The death of a newspaper
This has been an interesting week in Key West. To explain it, I need to divert from writing fiction to journalism. The daily Key West Citizen also publishes, or did up until last Sunday, Solares Hill, a tabloid paper that has a long history in Key West. For long before I arrived, Solares Hill wrote about taboo subjects and also covered the arts community.
The paper went out of business soon after I arrived and the Key West Citizen bought it. I worked at the Citizen at the time and editor Bernard Hunt convinced publisher Bill Barry that if the paper didn’t buy Solares Hill someone would.
Solares Hill editor, David Ethridge, and writer, Mark Howell, came with the paper.
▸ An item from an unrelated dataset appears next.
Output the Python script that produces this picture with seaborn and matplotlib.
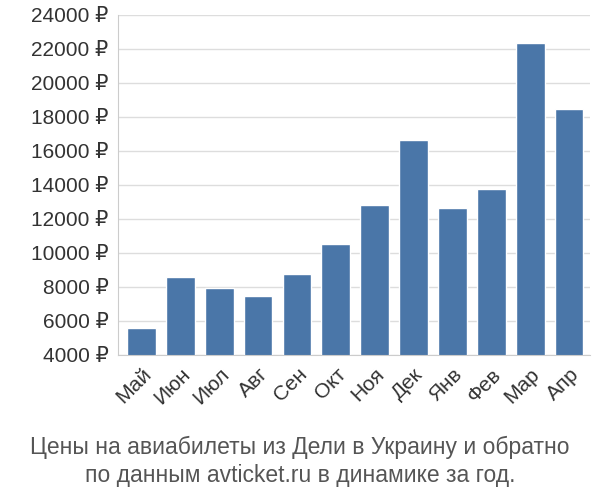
import matplotlib
matplotlib.use('Agg')
import matplotlib.pyplot as plt
import seaborn as sns

months = ['Май', 'Июн', 'Июл', 'Авг', 'Сен', 'Окт', 'Ноя', 'Дек', 'Янв', 'Фев', 'Мар', 'Апр']
prices = [5600, 8600, 7950, 7500, 8750, 10550, 12850, 16650, 12650, 13750, 22350, 18500]
yticks = list(range(4000, 24001, 2000))

sns.set_style('white')
plt.rcParams['font.family'] = ['Liberation Sans', 'DejaVu Sans']

fig = plt.figure(figsize=(6, 5), dpi=100)
ax = fig.add_axes([0.197, 0.29, 0.787, 0.68])
sns.barplot(x=months, y=prices, color='#4a76a8', saturation=1, width=0.74, ax=ax, zorder=2)
ax.set_ylim(4000, 24000)
ax.set_yticks(yticks)
ax.set_yticklabels([f'{v} ₽' for v in yticks], fontsize=15, color='#333333')
ax.tick_params(axis='x', labelsize=15, labelcolor='#333333', rotation=45)
for lbl in ax.get_xticklabels():
    lbl.set_ha('right')
    lbl.set_rotation_mode('anchor')
ax.grid(axis='y', color='#dddddd', linewidth=1, zorder=0)
for s in ['top', 'right']:
    ax.spines[s].set_visible(False)
ax.spines['left'].set_color('#cccccc')
ax.spines['bottom'].set_color('#cccccc')
ax.set_xlim(-0.6, 11.55)
fig.text(0.5, 0.077, 'Цены на авиабилеты из Дели в Украину и обратно\nпо данным avticket.ru в динамике за год.',
         ha='center', va='center', fontsize=16.5, color='#555555', linespacing=1.3)
fig.savefig('out.png')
Ethridge retired and now it was editor Mark Howell and assistant editor Nadja Hansen.
Mid-week last week, both employees were called in and told that Solares Hill was no more and its last edition would be Sunday, Sept. 8. Both their jobs were gone. Both employees are two of the most talented and knowledgeable employees at the paper, but that didn’t matter.
I am not surprised that Solares Hill had its plug pulled. It’s the way of journalism. It doesn’t matter about content, only advertising. The Citizen lost a big printing contract from the Upper Keys and needed to cut costs. I’m sure the publisher, a bean counter, found a way to make the two salaries turn the paper’s red ink into black.
Problem is, the daily paper makes little revenue with its four pages, eight pages when folded together. What is missing from the eight pages is advertising. Instead of looking at the real problem, lack of advertisers, the management decided to close Solares Hill and layoff its two employees.
I should mention here, Nadja was also the longstanding editor of Paradise, a week entertainment supplement to the Citizen. As an editor, the often error filled Citizen could have found a better use for her. The joke around town is that if you apply to the Citizen and pass the spelling test they won’t hire you.
Oh yeah, you won’t believe this, but the editor of the paper retired and the publisher didn’t see a need to replace him. So, let’s see, that’s three people in editorial that are gone, but nothing seems to have been done in advertising or to come to reality about the costs the paper charges for ads.
No, get rid of employees that are competent. Readers bring advertisers, but the publisher thinks ads bring readers. The popularity of the paper has fallen since Cooke Communications bought it. It has stopped being a local paper and tries to sell copies in the Upper Keys, cover Keys events, but someone forgot that most days activities to cover (other than small city government) are in Key West.
When asked why there isn’t an advertisement from businesses as close as Big Pine (about 30 miles away) there is only quiet. Bean counters, when confronted with loss, look at cutting costs as the answer instead of making a better product.
The demise of Solares Hill was handled poorly and the dismissal of its two employees should be a criminal offense. Of course, it isn’t in this ‘for profit’ world. This thinking is why our products are made in China today instead of America. It helps the bottom line. Where we once were a country that made and consumed American made products, the bean counters knew it could be done cheaper in China, Korea, Mexico, etc., so the bottom line improved for the business, but Americans were out of work. Is that they American way today? It’s worked out good for China, they own this country, just about, and without firing a shot or dropping a bomb.
Last Friday, the Smokin’ Tuna Saloon’s North of Havana Cigar Social Club (a founding member writing this) burned a hat with the Key West Citizen logo. Kind of a Viking funeral, not for the paper, but for the talented people swept away like dandruff on a Chinese businessman’s suit.